Some scientists believe the RCPs underestimate climate “forcing”—the term for the changes that push the climate system further into crisis—based on the effects of those feedback loops. Katherine Hayhoe, who directs the Climate Science Center at Texas Tech University, told Earther that though coal use is plateauing and renewables are on the rise, the world may still reach RCP8.5 because of those feedbacks.
“The emissions scenarios that were developed to go with RCP8.5 are thankfully looking like they are too high now,” she said. “But I think the forcing scenario itself is not yet off the table.”
Other scientists believe the RCP8.5 scenario is still possible because it underestimates the world’s rate of economic growth. “We cannot necessarily consider RCP8.5 to be a high emissions baseline, because of the likelihood that economic growth rates are understated in that scenario,” Peter Christensen, an assistant professor at the University of Illinois, told Earther in an email. “The implication is that baseline (no policy) emissions growth could be quite a bit higher than projected, putting an even greater importance on regulatory and other policies to reduce the future the damages associated with climate change.”

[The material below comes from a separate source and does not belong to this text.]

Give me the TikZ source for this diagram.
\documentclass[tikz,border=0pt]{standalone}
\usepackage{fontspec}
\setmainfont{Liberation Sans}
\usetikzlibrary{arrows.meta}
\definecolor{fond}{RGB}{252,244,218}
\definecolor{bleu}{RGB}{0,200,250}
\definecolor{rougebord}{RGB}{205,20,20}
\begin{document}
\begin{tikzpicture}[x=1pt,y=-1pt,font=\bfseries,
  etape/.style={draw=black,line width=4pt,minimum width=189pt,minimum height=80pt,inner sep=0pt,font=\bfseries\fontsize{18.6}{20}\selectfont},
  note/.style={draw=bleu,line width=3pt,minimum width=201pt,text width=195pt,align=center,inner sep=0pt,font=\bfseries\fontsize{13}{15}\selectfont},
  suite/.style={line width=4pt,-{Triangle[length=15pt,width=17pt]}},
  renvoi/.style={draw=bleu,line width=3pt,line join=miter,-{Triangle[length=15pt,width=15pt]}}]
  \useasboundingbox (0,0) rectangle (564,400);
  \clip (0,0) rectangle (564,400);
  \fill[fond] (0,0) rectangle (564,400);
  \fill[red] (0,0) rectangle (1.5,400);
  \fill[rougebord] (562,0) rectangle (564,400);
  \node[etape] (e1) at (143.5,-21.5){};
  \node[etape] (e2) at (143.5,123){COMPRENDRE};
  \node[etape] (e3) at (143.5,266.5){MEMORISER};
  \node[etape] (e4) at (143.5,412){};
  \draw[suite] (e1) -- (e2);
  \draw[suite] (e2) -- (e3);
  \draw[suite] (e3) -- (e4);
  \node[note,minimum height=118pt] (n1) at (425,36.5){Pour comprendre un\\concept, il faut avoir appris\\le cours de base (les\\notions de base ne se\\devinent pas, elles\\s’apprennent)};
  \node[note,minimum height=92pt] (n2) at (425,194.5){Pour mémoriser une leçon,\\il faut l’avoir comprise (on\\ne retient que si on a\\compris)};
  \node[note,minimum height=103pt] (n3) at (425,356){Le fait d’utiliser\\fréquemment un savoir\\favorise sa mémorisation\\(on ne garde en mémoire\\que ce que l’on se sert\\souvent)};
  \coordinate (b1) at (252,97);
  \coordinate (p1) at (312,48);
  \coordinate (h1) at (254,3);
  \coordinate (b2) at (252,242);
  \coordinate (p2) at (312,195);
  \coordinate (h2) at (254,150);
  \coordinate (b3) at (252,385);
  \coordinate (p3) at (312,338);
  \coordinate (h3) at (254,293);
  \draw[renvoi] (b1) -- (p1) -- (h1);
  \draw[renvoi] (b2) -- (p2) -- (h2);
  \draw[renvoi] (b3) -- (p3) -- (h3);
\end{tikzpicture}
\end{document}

Scientists aren’t in agreement about RCP8.5. But they are in agreement that no matter how likely we are to meet it, we desperately need to stop greenhouse gas emissions as soon as possible.
“I’m not sure it matters very much,” Kate Marvel, an associate research scientist at NASA Goddard Institute for Space Studies, told Earther in an email while speaking about whether we’re on track for an RCP8.5 atmosphere or not. “[W]ithout targeted climate action, we’re almost certainly on track to blow past the Paris Agreement targets of limiting warming to 1.5 or 2 degrees C. I think the important thing to remember is that what controls the future climate isn’t physics, it’s people. We can make RCP8.5 even more implausible by cutting emissions. I think we should do that.”
Hausfather and Peters think that being clear about how likely the RCP8.5 is could help cut emissions. “Overstating the likelihood of extreme climate impacts can make mitigation seem harder than it actually is,” they wrote. “This could lead to defeatism, because the problem is perceived as being out of control and unsolvable.”
But the most important part? “This admission does not make climate less urgent,” they wrote.